The top two, Tata Consultancy Services (TCS) and Infosys, have reported better than expected numbers. Wipro and HCL Technologies' numbers were impacted on some company-specific issues.
After a stellar performance from TCS and Infosys, HCL's third quarter numbers (the company follows a July to June financial year) had revenue growth missing Street expectations, though better than Wipro's. Net profit was Rs 1,926 crore for the quarter, up 14.4 per cent over a year before and by 0.3 per cent sequentially (the earlier quarter). Revenue rose 15.4 per cent to Rs 10,698 crore, up 3.4 per cent from the earlier quarter.
What disappointed the Street was dollar revenue growth, at 1.3 per cent on a sequential basis, $1,587 million. Volume growth for the quarter at 1.7 per cent was also lower compared to the peers. The impact of the results was evident on the company’s stock price, down 4.5 per cent. Analysts are bothered that despite a healthy order book, revenue growth at the Noida-based company has been slow.

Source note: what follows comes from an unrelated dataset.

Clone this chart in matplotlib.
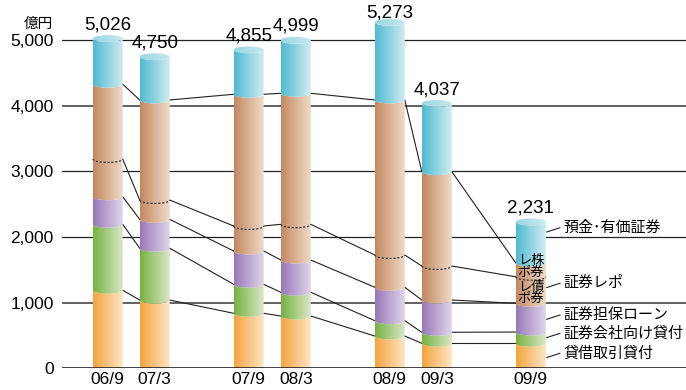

A look at HCL's year-on-year revenue change also hints at slowing growth. Revenue in constant currency for the quarter ended March at $1,612 mn grew 8.1 per cent over a year before; for the December quarter, revenue increased 9.3 per cent.
Similarly, a look at markets and vertical growth shows good growth traction at TCS and Infosys. America, the major market for the IT industry, grew 2.4 per cent for TCS and 0.5 per cent for Infosys. Europe, a bit slow on growth, grew well for both companies.
What remains consistent is management commentary that hints at strong growth in FY17. The confidence is shared by Moody’s Investor Services. It says Indian IT services will maintain global market share gains, supported by expanding coverage and operating efficiencies, albeit at a moderate pace.
“We expect Indian IT services companies to maintain market share gains while preserving their Ebitda (operating earnings) margins in the 21-22 per cent range,” said Kaustubh Chaubal, vice-president at Moody's.
This cannot be said about Wipro. The Bengaloru-based company continues to lag TCS and Infosys. The concern among analysts is growth from the core business, which “is not showing growth. Most of the revenue growth has come from acquisition”, says Sarabjit Kour Nangra, analyst at Angel Broking. “Having said that, Wipro’s growth issues are more company-specific and does not reflect growth momentum of the industry.”
However, even Wipro’s management sounded more bullish about future prospects, with chief executive Abidali Neemuchwala laying out a road map to reach annual revenue of $15 billion by 2020.
“There seems no reason or cause for worry on the FY17 outlook being subdued. However, the industry does not have control on macro issues like currency,” added Nangra.
Moody’s also cautions on growth due to currency volatility. “While the rupee has seen sustained depreciation against the dollar since April 2011, the latter is appreciating against other major currencies, leading to cross-currency volatility and conversion impact on growth estimates,” it said.